Monday, August 24, 2009

Dear Wells F@rgo

I just wanted to take the time to thank you for screwing us over. You have done your job very efficiently.

The hoops you made us jump through for the last four months have been educational and full of growth. I had looked forward to the next few months of your cleverly titled "Trial Period", but am sad that it looks as if we will not get to finish our journey together.

I thought it was so smart to call our home with a recorded voice saying, "Please hold for the next available operator, this call is important." That was sly, acting like a telemarketer. It's a good thing that after the tenth call I got so fed up that I actually waited for the representative to come on the line. And it was a good thing that I did. I would have never had the opportunity to speak with Dumb in the Idiot Department.

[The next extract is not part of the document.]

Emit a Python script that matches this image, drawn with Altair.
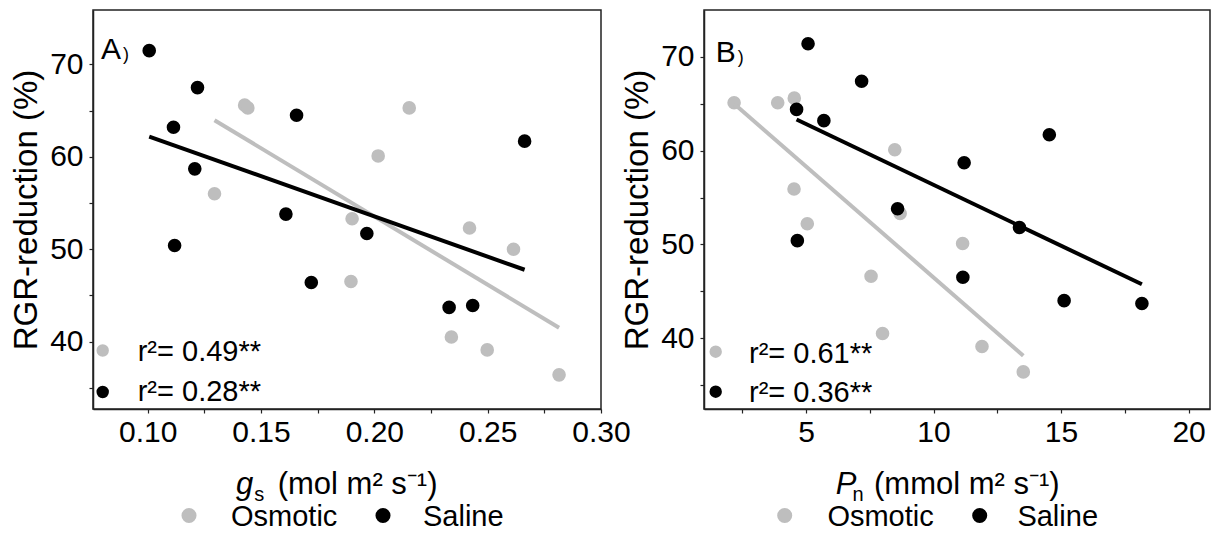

It was great that she was calling to tell me our next payment was due on the first and that you didn't require any more documentation from us, seeing as how the two vials of blood and my left kidney we sent you seemed to suffice. It was also a pleasure listening to her go down the list of requirements and then realizing that we were no longer in your "Trial Period". This is were I thought the conversation got really interesting.

I also want to thank you for hiring Dumb's counterpart, Dumber, in the Amazingly Incompetent Department. I keep chuckling to myself every time I think about that duo. You truly have outdone yourself in the training of your employees, what with the "I don't knows" and my all time favorite, "Maybe we'll be able to get you back on the program, but I can't make any guarantees".

And your speedy service is unmatchable! Really, 48 hours to even view an e-mail sent from inside your own company! I am speechless. I am really quite pleased that you will not be able to tell us whether or not we will re-qualified (that is just PRICELESS, re qualified!) for the program by Friday, since I love working under pressure and our supposed next payment would be due just 5 short days after that. And two of those would be the weekend! Oh, how I hold my jolly belly and chuckle at that.

I would like to suggest a few improvements though. If the due date is, let's say, the 5th of the month and you receive the payment on the 4th, it might not be in your customers best interest to hold onto that payment until the 7th. But that's just a suggestion, who am I to tell your wonderfully efficient company how to handle payments. You may want to tell people the date is a few days BEFORE it is actually due if you are going to screw everyone.

I will sleep so well this week knowing that all the hard work we did these past few months seems to have been in vain and that the fate of our home sways in the balance while you decide to get a mani/pedi or a latte in the next 48 hours. I couldn't dare ask you to read an e-mail about our situation without those comforts.

Hugs and Smooches,

Mr. Sparky & Nessa

P.S. I almost forgot! The cherry on top was receiving our mortgage statement today stating you hadn't received ANY payments at all from us and that we are delinquent and to kindly fork over more money than a five week cruise to the Mediterranean. *&^% YOU and Thanks.